Oil exports plunged by more than 70 percent at the end of July after guards, including rebels who helped topple dictator Moamer Kadhafi two years ago, forced terminals to shut.
The strike -- now in its third week -- came after protests first emerged in June and has virtually stopped production and exports at key terminals in Ras Lanuf, Sedra, Brega and Zoueitina on the central coast.
For weeks the guards have been accusing Prime Minister Ali Zeidan and Oil Minister Abdelbari al-Aroussi of awarding export contracts illegally, in violation of procedures by the National Oil Co.
The NOC insisted there has been no wrongdoing but Zeidan said an agreement was reached to probe the claims made by the guards.
The prime minister also accused the guards of trying to make shipments for "their own profit" and threatened military strikes against any unauthorised vessel that docks.
"A group of guards at oil terminals in the central region has decided to bring vessels they have organised themselves to export oil for their own profit," Zeidan charged late Thursday.
"Any vessel not under contract to the National Oil Co that approaches the terminals will be bombed from the air and the sea," he warned.
Armed guards in charge of protecting Libya's vital oil industry were formed by the defence ministry after the fall of Kadhafi, and include rebels who helped topple him.
Since the 2011 uprising, Libya's new rulers have been caught in a tug-of-war with these former militiamen, who have no qualms about using weapons when they believe their interests are at stake.
The strike has dealt a blow to production, with production falling from 1.5 millions barrels of oil per day to 500,000 bpd.
At the end of July it plunged to 330,000 bpd.
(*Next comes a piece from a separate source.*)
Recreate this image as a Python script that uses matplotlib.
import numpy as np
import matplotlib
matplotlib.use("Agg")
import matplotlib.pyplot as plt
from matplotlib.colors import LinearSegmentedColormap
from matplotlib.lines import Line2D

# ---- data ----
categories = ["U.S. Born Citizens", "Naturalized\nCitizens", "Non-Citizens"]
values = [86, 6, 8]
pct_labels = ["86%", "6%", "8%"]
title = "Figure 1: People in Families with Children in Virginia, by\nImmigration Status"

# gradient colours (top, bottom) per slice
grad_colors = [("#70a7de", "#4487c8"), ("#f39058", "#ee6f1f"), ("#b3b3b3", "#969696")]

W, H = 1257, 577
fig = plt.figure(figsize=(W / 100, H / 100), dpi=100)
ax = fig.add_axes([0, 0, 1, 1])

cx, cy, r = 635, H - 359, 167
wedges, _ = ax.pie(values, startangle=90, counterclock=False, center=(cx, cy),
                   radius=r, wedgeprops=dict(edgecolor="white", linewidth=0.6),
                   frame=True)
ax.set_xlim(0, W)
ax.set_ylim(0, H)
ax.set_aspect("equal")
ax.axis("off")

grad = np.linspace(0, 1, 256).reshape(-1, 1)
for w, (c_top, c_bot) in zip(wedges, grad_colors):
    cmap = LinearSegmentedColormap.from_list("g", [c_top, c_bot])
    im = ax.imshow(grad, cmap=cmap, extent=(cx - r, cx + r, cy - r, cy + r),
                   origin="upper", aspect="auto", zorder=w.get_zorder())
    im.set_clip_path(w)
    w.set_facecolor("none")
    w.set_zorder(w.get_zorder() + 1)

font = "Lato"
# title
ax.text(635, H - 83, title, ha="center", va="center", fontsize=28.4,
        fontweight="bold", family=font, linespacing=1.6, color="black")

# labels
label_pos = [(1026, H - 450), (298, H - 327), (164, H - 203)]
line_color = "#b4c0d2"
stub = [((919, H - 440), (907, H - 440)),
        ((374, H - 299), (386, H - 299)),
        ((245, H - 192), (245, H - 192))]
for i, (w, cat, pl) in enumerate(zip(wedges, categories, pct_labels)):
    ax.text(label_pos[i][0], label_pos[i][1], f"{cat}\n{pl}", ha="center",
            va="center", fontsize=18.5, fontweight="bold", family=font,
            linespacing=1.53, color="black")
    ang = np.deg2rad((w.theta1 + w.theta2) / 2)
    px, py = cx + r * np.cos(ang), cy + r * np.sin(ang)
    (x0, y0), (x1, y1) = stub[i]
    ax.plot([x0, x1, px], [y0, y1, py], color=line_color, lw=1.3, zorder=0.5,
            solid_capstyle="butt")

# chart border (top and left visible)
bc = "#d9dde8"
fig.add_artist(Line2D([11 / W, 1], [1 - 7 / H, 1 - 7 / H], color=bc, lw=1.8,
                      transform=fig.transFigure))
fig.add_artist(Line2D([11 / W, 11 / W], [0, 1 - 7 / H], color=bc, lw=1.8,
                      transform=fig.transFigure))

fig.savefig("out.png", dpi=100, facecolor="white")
Libya is almost entirely dependent on oil and gas for its foreign exchange earnings, with hydrocarbons accounting for more than 80 percent of its GNP and up to 97 percent of its exports.
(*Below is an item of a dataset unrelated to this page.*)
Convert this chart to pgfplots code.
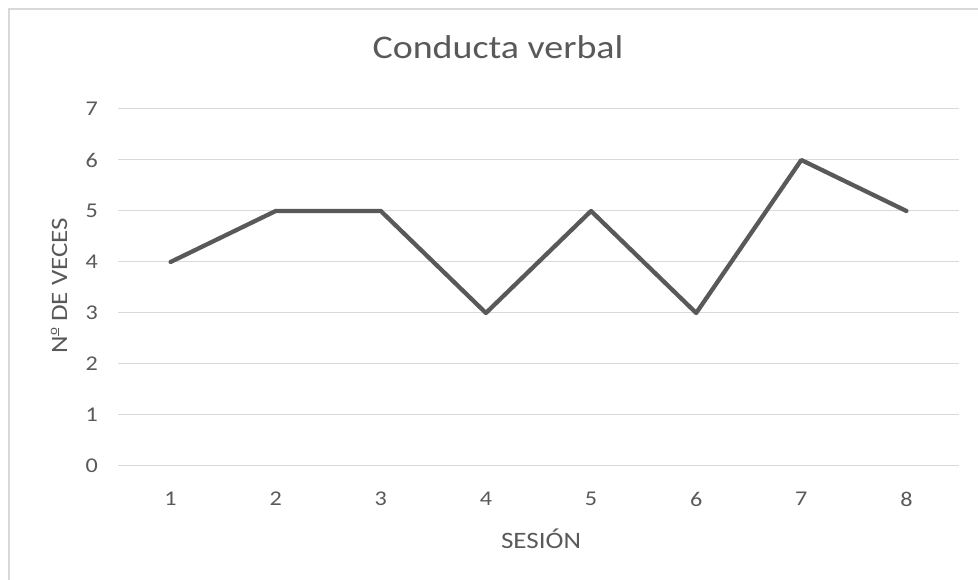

Before the 2011 uprising, production reached 1.6 million bpd. It dropped to almost nothing during the fighting.
But within a few months after the overthrow of the Kadhafi regime in October 2011, production had nearly returned to its pre-uprising level.
The strike has cost the North African nation $1.6 billion dollars in lost export revenues since July 25, the oil minister said.
"If the trouble continues, the government will not be able to honour its engagements or pay salaries," he warned.
His deputy, Omar Chakmak, said losses in the first seven months of the year had totalled $2 billion.
Africa's fourth largest oil producer, Libya normally earns between 55 and 60 billion dinars ($43.5 billion and 47.5 billion) from its oil exports.
Zeidan warned that the government could not allow the loss of exports to go on indefinitely.
"If the blockade of the oil terminals continues, the state will be obliged to use all means at its disposal, including those of the army," he warned.
Aroussi said the blockade had damaged Libya's credibility on world oil markets.
"Some customers are turning away from Libya to other producers for their supplies," he said.
Oil prices rose this week on several concerns, including the strike in Libya and fears that violence in neighbouring Egypt could disrupt shipments through the Suez Canal.